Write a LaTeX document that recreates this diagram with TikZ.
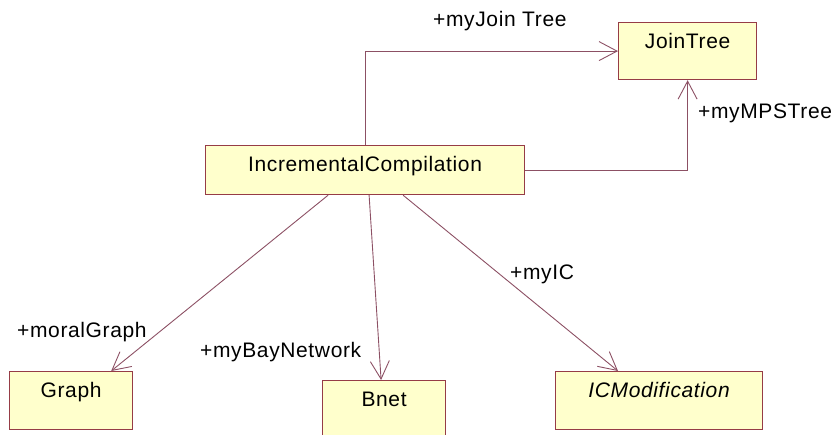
\documentclass[tikz,border=0pt]{standalone}
\usepackage{fontspec}
\usepackage{tikz}
\usetikzlibrary{arrows.meta}
\newfontfamily\umlfamily[LetterSpace=3]{Liberation Sans}
\newcommand{\umlfont}{\umlfamily\fontsize{21}{25}\selectfont}
\definecolor{boxfill}{RGB}{255,255,204}
\definecolor{boxline}{RGB}{150,60,70}
\definecolor{assocline}{RGB}{140,80,100}
\tikzset{
  classbox/.style  = {draw=boxline,fill=boxfill,line width=1.2pt,anchor=north west,
                      font=\umlfont,inner xsep=0pt,inner ysep=11pt,
                      text height=15pt,text depth=#1},
  assoc/.style     = {draw=assocline,line width=0.9pt,
                      -{Straight Barb[length=18pt,width=19pt]}},
  rolelabel/.style = {font=\umlfont,anchor=base west,inner sep=0pt}
}
\begin{document}
\begin{tikzpicture}[x=1pt,y=-1pt]
  \useasboundingbox (0,0) rectangle (833,434);
  % classes
  \node[classbox=20pt,minimum width=138pt] (jt)    at (618,22)  {JoinTree};
  \node[classbox=12pt,minimum width=319pt] (ic)    at (205,145) {IncrementalCompilation};
  \node[classbox=21pt,minimum width=123pt] (graph) at (9,371)   {Graph};
  \node[classbox=25pt,minimum width=123pt] (bnet)  at (322,380) {Bnet};
  \node[classbox=21pt,minimum width=207pt] (icm)   at (555,371) {\itshape ICModification};
  % associations
  \draw[assoc] (ic.north) |- (jt.west);
  \draw[assoc] (ic.east) -| (jt.south);
  \draw[assoc] ([xshift=-37pt]ic.south) -- ([xshift=-22pt]graph.north east);
  \draw[assoc] ([xshift=4pt]ic.south) -- ([xshift=-3pt]bnet.north);
  \draw[assoc] ([xshift=38pt]ic.south) -- ([xshift=63pt]icm.north west);
  % role names
  \node[rolelabel] (rjt)    at (433,26)  {+myJoin Tree};
  \node[rolelabel] (rmps)   at (698,118) {+myMPSTree};
  \node[rolelabel] (ric)    at (510,279) {+myIC};
  \node[rolelabel] (rgraph) at (17,337)  {+moralGraph};
  \node[rolelabel] (rbnet)  at (200,357) {+myBayNetwork};
\end{tikzpicture}
\end{document}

-.-.-

#### [Do this]
Make an exact copy of the whole listing, but don't bring over any pictures.

#### [Answer to the task]
Write a LaTeX document that recreates this diagram with TikZ.
\documentclass[tikz,border=0pt]{standalone}
\usepackage{fontspec}
\usepackage{tikz}
\usetikzlibrary{arrows.meta}
\newfontfamily\umlfamily[LetterSpace=3]{Liberation Sans}
\newcommand{\umlfont}{\umlfamily\fontsize{21}{25}\selectfont}
\definecolor{boxfill}{RGB}{255,255,204}
\definecolor{boxline}{RGB}{150,60,70}
\definecolor{assocline}{RGB}{140,80,100}
\tikzset{
  classbox/.style  = {draw=boxline,fill=boxfill,line width=1.2pt,anchor=north west,
                      font=\umlfont,inner xsep=0pt,inner ysep=11pt,
                      text height=15pt,text depth=#1},
  assoc/.style     = {draw=assocline,line width=0.9pt,
                      -{Straight Barb[length=18pt,width=19pt]}},
  rolelabel/.style = {font=\umlfont,anchor=base west,inner sep=0pt}
}
\begin{document}
\begin{tikzpicture}[x=1pt,y=-1pt]
  \useasboundingbox (0,0) rectangle (833,434);
  % classes
  \node[classbox=20pt,minimum width=138pt] (jt)    at (618,22)  {JoinTree};
  \node[classbox=12pt,minimum width=319pt] (ic)    at (205,145) {IncrementalCompilation};
  \node[classbox=21pt,minimum width=123pt] (graph) at (9,371)   {Graph};
  \node[classbox=25pt,minimum width=123pt] (bnet)  at (322,380) {Bnet};
  \node[classbox=21pt,minimum width=207pt] (icm)   at (555,371) {\itshape ICModification};
  % associations
  \draw[assoc] (ic.north) |- (jt.west);
  \draw[assoc] (ic.east) -| (jt.south);
  \draw[assoc] ([xshift=-37pt]ic.south) -- ([xshift=-22pt]graph.north east);
  \draw[assoc] ([xshift=4pt]ic.south) -- ([xshift=-3pt]bnet.north);
  \draw[assoc] ([xshift=38pt]ic.south) -- ([xshift=63pt]icm.north west);
  % role names
  \node[rolelabel] (rjt)    at (433,26)  {+myJoin Tree};
  \node[rolelabel] (rmps)   at (698,118) {+myMPSTree};
  \node[rolelabel] (ric)    at (510,279) {+myIC};
  \node[rolelabel] (rgraph) at (17,337)  {+moralGraph};
  \node[rolelabel] (rbnet)  at (200,357) {+myBayNetwork};
\end{tikzpicture}
\end{document}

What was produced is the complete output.